Public Service Board Approves Burlington Telecom Settlement | Off Message

Public Service Board Approves Burlington Telecom Settlement


The Public Service Board listens to testimony on Burlington Telecom last summer. - KEVIN KELLEY
  • Kevin Kelley
  • The Public Service Board listens to testimony on Burlington Telecom last summer.
Burlington is free to sell Burlington Telecom to ferry magnate Trey Pecor, the Vermont Public Service Board decided Monday evening. The decision clears the way for the city to resolve a longstanding legal battle related to the telecom company.

Last March, Mayor Miro Weinberger announced that his administration had reached a settlement agreement with Citibank, which had sued Burlington for $33.5 million. Since then, Burlington has been waiting for the three-member board to either approve or reject the terms of the deal.

During the intervening months, a group of local activists has urged the city to retain ownership of the telecommunications and cable company. The group made their case before the Public Service Board. 

Under the agreement, Burlington will pay Citibank $9 million — two-thirds of which will come from selling Burlington Telecom to Blue Water, a limited liability corporation created by Pecor, owner of the Lake Champlain ferry system. Pecor will lease the BT infrastructure back to the city and the company will eventually be sold to another entity, with profits divided between Pecor and city. 

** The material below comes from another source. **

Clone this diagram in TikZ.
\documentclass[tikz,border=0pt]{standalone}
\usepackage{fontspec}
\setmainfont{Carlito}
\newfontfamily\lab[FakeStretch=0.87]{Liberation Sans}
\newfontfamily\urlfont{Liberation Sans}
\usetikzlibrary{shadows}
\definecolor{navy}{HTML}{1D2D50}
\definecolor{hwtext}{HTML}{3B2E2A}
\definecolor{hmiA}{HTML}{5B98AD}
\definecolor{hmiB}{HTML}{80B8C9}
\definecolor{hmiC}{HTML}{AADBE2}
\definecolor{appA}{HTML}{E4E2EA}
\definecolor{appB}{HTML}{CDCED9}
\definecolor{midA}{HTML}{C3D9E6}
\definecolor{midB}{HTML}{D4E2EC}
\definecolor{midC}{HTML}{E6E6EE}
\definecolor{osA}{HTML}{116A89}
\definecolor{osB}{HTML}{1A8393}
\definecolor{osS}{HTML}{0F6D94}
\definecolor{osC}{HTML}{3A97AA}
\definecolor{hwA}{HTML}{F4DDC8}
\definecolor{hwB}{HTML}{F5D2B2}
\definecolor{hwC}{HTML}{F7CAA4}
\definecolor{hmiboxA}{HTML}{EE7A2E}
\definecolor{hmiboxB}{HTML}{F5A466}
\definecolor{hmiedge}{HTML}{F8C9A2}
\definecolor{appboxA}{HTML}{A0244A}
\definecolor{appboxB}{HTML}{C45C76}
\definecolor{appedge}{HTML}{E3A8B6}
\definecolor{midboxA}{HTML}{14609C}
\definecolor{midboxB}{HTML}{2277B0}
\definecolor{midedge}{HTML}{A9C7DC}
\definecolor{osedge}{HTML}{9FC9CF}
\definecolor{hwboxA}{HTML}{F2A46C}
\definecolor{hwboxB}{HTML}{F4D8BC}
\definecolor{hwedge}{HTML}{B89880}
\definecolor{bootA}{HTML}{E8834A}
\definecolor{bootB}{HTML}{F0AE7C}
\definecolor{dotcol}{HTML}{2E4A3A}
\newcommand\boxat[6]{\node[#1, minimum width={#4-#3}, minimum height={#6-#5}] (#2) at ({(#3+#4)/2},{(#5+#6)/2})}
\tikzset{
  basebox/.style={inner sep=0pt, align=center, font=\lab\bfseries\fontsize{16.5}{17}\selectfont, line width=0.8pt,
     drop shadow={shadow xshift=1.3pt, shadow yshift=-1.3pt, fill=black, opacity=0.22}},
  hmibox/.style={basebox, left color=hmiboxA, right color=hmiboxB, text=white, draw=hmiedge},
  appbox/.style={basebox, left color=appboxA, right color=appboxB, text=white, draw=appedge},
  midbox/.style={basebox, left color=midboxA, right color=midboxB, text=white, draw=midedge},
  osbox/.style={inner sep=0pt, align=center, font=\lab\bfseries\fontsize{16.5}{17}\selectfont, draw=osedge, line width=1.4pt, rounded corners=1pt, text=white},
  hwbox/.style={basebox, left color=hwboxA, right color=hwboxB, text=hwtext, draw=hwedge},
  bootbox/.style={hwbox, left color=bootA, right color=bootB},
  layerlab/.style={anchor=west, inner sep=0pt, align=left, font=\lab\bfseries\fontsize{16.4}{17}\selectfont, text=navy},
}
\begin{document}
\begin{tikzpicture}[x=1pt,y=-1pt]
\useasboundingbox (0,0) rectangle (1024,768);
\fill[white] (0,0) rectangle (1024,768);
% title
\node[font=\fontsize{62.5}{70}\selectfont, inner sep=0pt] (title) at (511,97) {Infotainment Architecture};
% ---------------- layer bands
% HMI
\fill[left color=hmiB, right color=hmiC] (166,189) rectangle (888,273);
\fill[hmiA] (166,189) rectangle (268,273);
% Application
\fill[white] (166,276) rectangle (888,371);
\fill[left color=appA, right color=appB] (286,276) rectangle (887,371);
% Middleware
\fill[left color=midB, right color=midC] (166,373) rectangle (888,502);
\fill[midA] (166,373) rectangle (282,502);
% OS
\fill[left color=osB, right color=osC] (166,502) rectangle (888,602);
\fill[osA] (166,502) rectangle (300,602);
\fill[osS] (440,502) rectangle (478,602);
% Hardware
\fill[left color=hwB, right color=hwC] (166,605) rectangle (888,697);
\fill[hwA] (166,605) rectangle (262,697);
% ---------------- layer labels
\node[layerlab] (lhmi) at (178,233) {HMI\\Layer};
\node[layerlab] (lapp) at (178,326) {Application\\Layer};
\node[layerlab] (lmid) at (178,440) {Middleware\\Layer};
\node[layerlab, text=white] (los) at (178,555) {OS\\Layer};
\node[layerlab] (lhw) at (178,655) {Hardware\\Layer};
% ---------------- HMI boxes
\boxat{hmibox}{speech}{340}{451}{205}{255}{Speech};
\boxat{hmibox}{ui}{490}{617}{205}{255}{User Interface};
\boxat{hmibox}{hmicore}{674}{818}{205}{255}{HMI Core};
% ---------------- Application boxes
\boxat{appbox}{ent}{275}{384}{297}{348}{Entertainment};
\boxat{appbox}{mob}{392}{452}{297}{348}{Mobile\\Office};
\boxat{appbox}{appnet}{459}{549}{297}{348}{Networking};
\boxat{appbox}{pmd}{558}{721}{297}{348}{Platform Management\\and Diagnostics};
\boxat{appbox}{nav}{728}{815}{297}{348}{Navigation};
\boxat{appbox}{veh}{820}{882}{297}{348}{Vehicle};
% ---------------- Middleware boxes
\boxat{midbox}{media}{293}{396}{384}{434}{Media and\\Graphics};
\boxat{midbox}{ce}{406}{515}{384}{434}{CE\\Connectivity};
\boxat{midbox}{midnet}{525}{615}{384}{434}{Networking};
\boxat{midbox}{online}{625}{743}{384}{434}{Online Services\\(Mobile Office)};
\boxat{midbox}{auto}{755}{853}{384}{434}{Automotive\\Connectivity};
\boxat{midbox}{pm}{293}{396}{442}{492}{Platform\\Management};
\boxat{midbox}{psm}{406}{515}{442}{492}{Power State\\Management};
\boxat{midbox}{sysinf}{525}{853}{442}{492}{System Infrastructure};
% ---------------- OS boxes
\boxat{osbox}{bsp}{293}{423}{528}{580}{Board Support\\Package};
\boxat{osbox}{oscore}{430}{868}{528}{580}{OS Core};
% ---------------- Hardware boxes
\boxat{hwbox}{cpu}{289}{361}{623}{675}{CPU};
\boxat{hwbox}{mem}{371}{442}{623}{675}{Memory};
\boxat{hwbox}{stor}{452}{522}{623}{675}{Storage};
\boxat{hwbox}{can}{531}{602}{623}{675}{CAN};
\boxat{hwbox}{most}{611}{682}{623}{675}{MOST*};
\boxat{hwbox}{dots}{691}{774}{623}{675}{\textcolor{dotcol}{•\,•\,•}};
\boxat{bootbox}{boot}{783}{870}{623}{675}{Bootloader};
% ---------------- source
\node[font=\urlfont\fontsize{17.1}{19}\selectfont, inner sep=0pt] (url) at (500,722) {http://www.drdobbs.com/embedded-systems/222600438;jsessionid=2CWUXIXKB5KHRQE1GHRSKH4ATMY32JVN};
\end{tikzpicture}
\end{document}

In its decision, the board also relieved the city of a requirement that it provide internet service to every Burlington address. That mandate, the board determined, would make Burlington Telecom less desirable in the event of a future sale.

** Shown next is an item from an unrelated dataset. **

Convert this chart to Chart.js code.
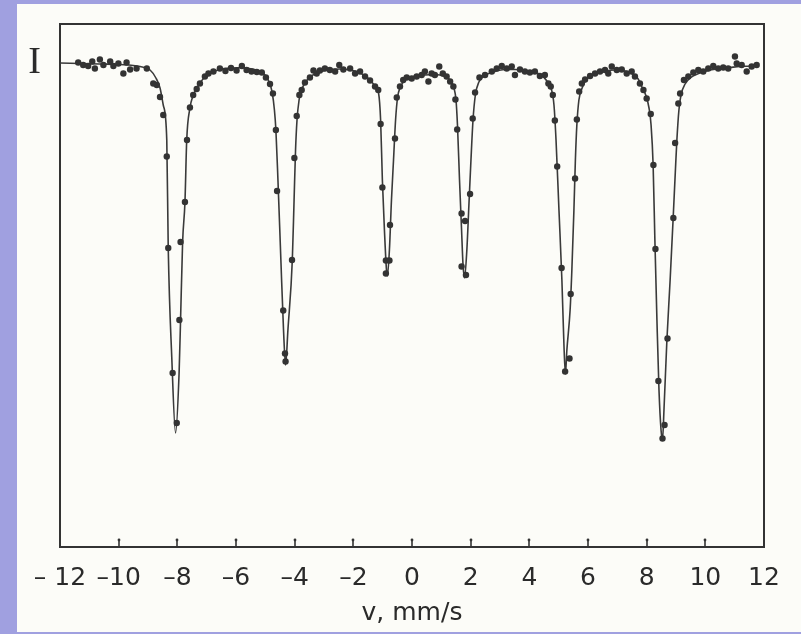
<!DOCTYPE html>
<html>
<head>
<meta charset="utf-8">
<title>Mössbauer spectrum</title>
<script src="https://cdn.jsdelivr.net/npm/chart.js@4/dist/chart.umd.min.js"></script>
<style>
  body { margin: 0; background: #a0a0e0; }
  #paper { position: absolute; left: 17px; top: 4px; width: 784px; height: 628px; background: #fcfcf8; }
  #spectrum { position: absolute; left: 0; top: 0; }
</style>
</head>
<body>
<div id="paper"></div>
<canvas id="spectrum" width="801" height="634"></canvas>
<script>
// measured points: velocity (mm/s) and relative intensity (baseline = 100)
let dotVelocity = [
  -11.38, -11.21, -11.04, -10.90, -10.81, -10.64, -10.52, -10.29, -10.18, -10.01,
  -9.84, -9.73, -9.61, -9.39, -9.04, -8.82, -8.70, -8.59, -8.48, -8.36,
  -8.31, -8.16, -8.02, -7.93, -7.89, -7.74, -7.67, -7.57, -7.46, -7.34,
  -7.23, -7.06, -6.94, -6.77, -6.55, -6.36, -6.17, -5.98, -5.80, -5.64,
  -5.47, -5.29, -5.12, -4.98, -4.84, -4.74, -4.64, -4.60, -4.39, -4.33,
  -4.31, -4.09, -4.01, -3.93, -3.84, -3.76, -3.65, -3.48, -3.36, -3.25,
  -3.14, -2.97, -2.80, -2.62, -2.48, -2.34, -2.11, -1.94, -1.77, -1.60,
  -1.43, -1.26, -1.15, -1.07, -1.01, -0.89, -0.89, -0.77, -0.75, -0.58,
  -0.52, -0.41, -0.30, -0.18, -0.01, 0.16, 0.33, 0.44, 0.56, 0.67,
  0.78, 0.93, 1.05, 1.18, 1.30, 1.41, 1.48, 1.54, 1.69, 1.69,
  1.84, 1.81, 1.98, 2.07, 2.15, 2.30, 2.49, 2.72, 2.89, 3.06,
  3.23, 3.40, 3.51, 3.68, 3.85, 4.02, 4.19, 4.36, 4.53, 4.65,
  4.73, 4.80, 4.87, 4.95, 5.10, 5.22, 5.37, 5.41, 5.56, 5.62,
  5.70, 5.79, 5.90, 6.07, 6.24, 6.41, 6.58, 6.69, 6.81, 6.98,
  7.15, 7.32, 7.49, 7.60, 7.77, 7.89, 8.00, 8.14, 8.23, 8.30,
  8.40, 8.54, 8.61, 8.71, 8.91, 8.97, 9.08, 9.14, 9.27, 9.42,
  9.59, 9.76, 9.93, 10.10, 10.27, 10.44, 10.61, 10.78, 11.01, 11.07,
  11.24, 11.41, 11.58, 11.75
];
let dotIntensity = [
  100.1, 99.6, 99.4, 100.3, 98.9, 100.7, 99.6, 100.3, 99.4, 99.9,
  97.9, 100.1, 98.7, 98.9, 98.9, 95.9, 95.6, 93.2, 89.6, 81.3,
  63.0, 38.0, 28.0, 48.6, 64.2, 72.2, 84.6, 91.1, 93.6, 94.8,
  95.9, 97.3, 97.9, 98.3, 98.9, 98.4, 99.0, 98.5, 99.4, 98.6,
  98.3, 98.2, 98.1, 97.1, 95.8, 93.9, 86.6, 74.4, 50.5, 41.9,
  40.3, 60.6, 81.0, 89.4, 93.6, 94.6, 96.1, 97.1, 98.5, 97.9,
  98.5, 98.9, 98.6, 98.3, 99.6, 98.7, 98.9, 97.9, 98.3, 97.3,
  96.5, 95.3, 94.6, 87.8, 75.1, 60.5, 57.9, 60.5, 67.6, 84.9,
  93.1, 95.3, 96.6, 97.1, 96.9, 97.3, 97.6, 98.3, 96.3, 97.9,
  97.6, 99.3, 97.9, 97.3, 96.3, 95.3, 92.7, 86.7, 69.9, 59.3,
  57.6, 68.4, 73.8, 88.9, 94.1, 97.1, 97.6, 98.3, 98.9, 99.4,
  98.9, 99.3, 97.6, 98.7, 98.3, 98.1, 98.3, 97.4, 97.6, 95.9,
  95.3, 93.6, 88.5, 79.3, 59.0, 38.3, 40.9, 53.8, 76.9, 88.7,
  94.3, 95.9, 96.7, 97.4, 97.9, 98.3, 98.6, 97.9, 99.3, 98.6,
  98.7, 97.9, 98.3, 97.3, 95.9, 94.6, 92.9, 89.8, 79.6, 62.8,
  36.4, 24.9, 27.6, 44.9, 69.0, 84.0, 91.9, 93.9, 96.6, 97.3,
  98.1, 98.6, 98.3, 98.9, 99.4, 98.9, 99.1, 98.9, 101.3, 99.9,
  99.6, 98.3, 99.3, 99.6
];

// fitted six-line curve
let fitVelocity = [
  -12.00, -11.32, -10.64, -9.96, -9.27, -8.93, -8.73, -8.59, -8.48, -8.36,
  -8.31, -8.19, -8.06, -7.94, -7.89, -7.82, -7.74, -7.68, -7.57, -7.47,
  -7.33, -7.23, -7.06, -6.89, -6.55, -6.14, -5.80, -5.45, -5.18, -5.01,
  -4.87, -4.77, -4.69, -4.64, -4.57, -4.47, -4.38, -4.31, -4.23, -4.08,
  -4.02, -3.97, -3.92, -3.85, -3.78, -3.65, -3.48, -3.14, -2.80, -2.45,
  -2.11, -1.84, -1.60, -1.43, -1.26, -1.14, -1.07, -1.01, -0.94, -0.87,
  -0.84, -0.77, -0.70, -0.63, -0.56, -0.49, -0.41, -0.24, 0.00, 0.44,
  0.78, 1.12, 1.30, 1.43, 1.50, 1.55, 1.62, 1.69, 1.74, 1.79,
  1.87, 1.94, 2.01, 2.08, 2.16, 2.28, 2.49, 2.83, 3.17, 3.51,
  3.85, 4.19, 4.43, 4.60, 4.74, 4.84, 4.91, 5.01, 5.11, 5.18,
  5.23, 5.28, 5.39, 5.45, 5.52, 5.57, 5.62, 5.69, 5.80, 5.93,
  6.24, 6.58, 6.92, 7.26, 7.50, 7.71, 7.84, 7.98, 8.08, 8.15,
  8.22, 8.28, 8.35, 8.42, 8.49, 8.54, 8.59, 8.69, 8.80, 8.90,
  8.98, 9.03, 9.10, 9.17, 9.31, 9.48, 9.82, 10.16, 10.50, 10.84,
  11.18, 11.52, 11.76
];
let fitIntensity = [
  100.0, 99.9, 99.8, 99.7, 99.3, 98.6, 97.0, 95.0, 91.6, 84.6,
  63.0, 41.2, 26.0, 38.0, 48.6, 64.2, 72.2, 84.6, 91.0, 93.4,
  95.0, 96.0, 97.2, 98.0, 98.7, 99.0, 99.1, 98.8, 98.3, 97.6,
  96.2, 94.2, 90.6, 86.6, 76.6, 60.6, 46.6, 39.6, 46.6, 60.6,
  72.6, 82.6, 88.6, 92.6, 94.4, 96.0, 97.2, 98.2, 98.7, 98.8,
  98.6, 98.2, 97.4, 96.6, 95.4, 94.0, 88.6, 76.6, 66.6, 58.6,
  57.4, 62.6, 72.6, 80.6, 88.6, 93.2, 95.0, 96.6, 97.2, 97.6,
  97.7, 97.3, 96.6, 95.0, 92.6, 87.6, 76.6, 66.6, 59.6, 57.0,
  62.6, 71.6, 80.6, 88.6, 93.6, 96.2, 97.5, 98.3, 98.7, 98.7,
  98.5, 98.1, 97.5, 96.4, 95.0, 91.6, 84.6, 70.6, 56.6, 43.6,
  37.8, 42.6, 50.6, 58.6, 70.6, 80.6, 87.6, 92.6, 95.0, 96.6,
  97.8, 98.4, 98.6, 98.4, 97.9, 96.8, 95.2, 93.4, 91.0, 87.6,
  79.6, 64.6, 48.6, 34.6, 26.6, 24.6, 30.6, 44.6, 56.6, 68.6,
  78.6, 84.6, 90.6, 93.6, 95.8, 97.0, 98.0, 98.6, 98.9, 99.1,
  99.3, 99.4, 99.6
];

let velocityTicks = [-12, -10, -8, -6, -4, -2, 0, 2, 4, 6, 8, 10, 12];

function toPoints(xs, ys) {
  let pts = [];
  for (let i = 0; i < xs.length; i++) {
    pts.push({ x: xs[i], y: ys[i] });
  };
  return pts;
};

function tickText(v) {
  if (v == -12) {
    return '\u2013 12';
  } else if (v < 0) {
    return '\u2013' + Math.abs(v);
  };
  return String(v);
};

let ink = '#333333';

// box round the plot area plus short inward ticks on the velocity axis
let frameBox = {
  id: 'frameBox',
  afterDraw(chart) {
    let a = chart.chartArea;
    let ctx = chart.ctx;
    let xs = chart.scales.x;
    ctx.save();
    ctx.strokeStyle = ink;
    ctx.fillStyle = ink;
    ctx.lineWidth = 2;
    ctx.beginPath();
    ctx.moveTo(a.left, a.top);
    ctx.lineTo(a.right, a.top);
    ctx.lineTo(a.right, a.bottom);
    ctx.stroke();
    ctx.lineWidth = 1.6;
    for (let i = 1; i < velocityTicks.length - 1; i++) {
      let px = Math.round(xs.getPixelForValue(velocityTicks[i]));
      ctx.beginPath();
      ctx.moveTo(px, a.bottom);
      ctx.lineTo(px, a.bottom - 7);
      ctx.stroke();
      ctx.beginPath();
      ctx.arc(px, a.bottom - 7, 1.4, 0, Math.PI * 2);
      ctx.fill();
    };
    ctx.restore();
  }
};

new Chart(document.getElementById('spectrum'), {
  type: 'scatter',
  data: {
    datasets: [
      {
        data: toPoints(dotVelocity, dotIntensity),
        pointRadius: 3.2,
        pointBackgroundColor: ink,
        pointBorderWidth: 0,
        showLine: false,
        order: 0
      },
      {
        data: toPoints(fitVelocity, fitIntensity),
        showLine: true,
        borderColor: '#3a3a3a',
        borderWidth: 1.6,
        pointRadius: 0,
        cubicInterpolationMode: 'monotone',
        order: 1
      }
    ]
  },
  options: {
    responsive: false,
    animation: false,
    devicePixelRatio: 1,
    layout: { padding: { left: 20, top: 24, right: 37, bottom: 0 } },
    plugins: { legend: { display: false }, tooltip: { enabled: false } },
    scales: {
      x: {
        type: 'linear',
        min: -12,
        max: 12,
        afterBuildTicks: function (scale) {
          scale.ticks = velocityTicks.map(v => ({ value: v }));
        },
        afterFit: function (scale) {
          scale.height = 87;
          scale.paddingLeft = 0;
          scale.paddingRight = 0;
        },
        border: { display: true, color: ink, width: 2 },
        grid: { drawOnChartArea: false, drawTicks: false },
        ticks: {
          padding: 16,
          maxRotation: 0,
          autoSkip: false,
          color: '#2a2a2a',
          font: { family: 'DejaVu Sans', size: 25 },
          callback: function (v) { return tickText(v); }
        },
        title: {
          display: true,
          text: 'v, mm/s',
          color: '#2a2a2a',
          font: { family: 'DejaVu Sans', size: 25 },
          padding: { top: 0, bottom: 6 }
        }
      },
      y: {
        type: 'linear',
        min: 3.2,
        max: 107.8,
        afterBuildTicks: function (scale) {
          scale.ticks = [{ value: 100 }];
        },
        afterFit: function (scale) {
          scale.width = 40;
          scale.paddingTop = 0;
          scale.paddingBottom = 0;
        },
        border: { display: true, color: ink, width: 2 },
        grid: { drawOnChartArea: false, drawTicks: false },
        ticks: {
          padding: 19,
          color: '#2a2a2a',
          font: { family: 'Liberation Serif', size: 38 },
          callback: function () { return 'I'; }
        }
      }
    }
  },
  plugins: [frameBox]
});
</script>
</body>
</html>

Before giving its blessing, the Public Service Board peppered Burlington officials with a long list of questions. But the final decision exhibits trust in their judgement, noting, "We conclude on balance that the general good of the state will be promoted by allowing the city administration and the city council to make the funding and financing decisions in connection with the Citibank Settlement that they believe best serve the interests of the city, taxpayers and BT customers."

In a statement Monday evening, Weinberger said the unanimous decision "moves the city another major step closer to putting the financial uncertainty caused by the mismanagement of BT fully behind us."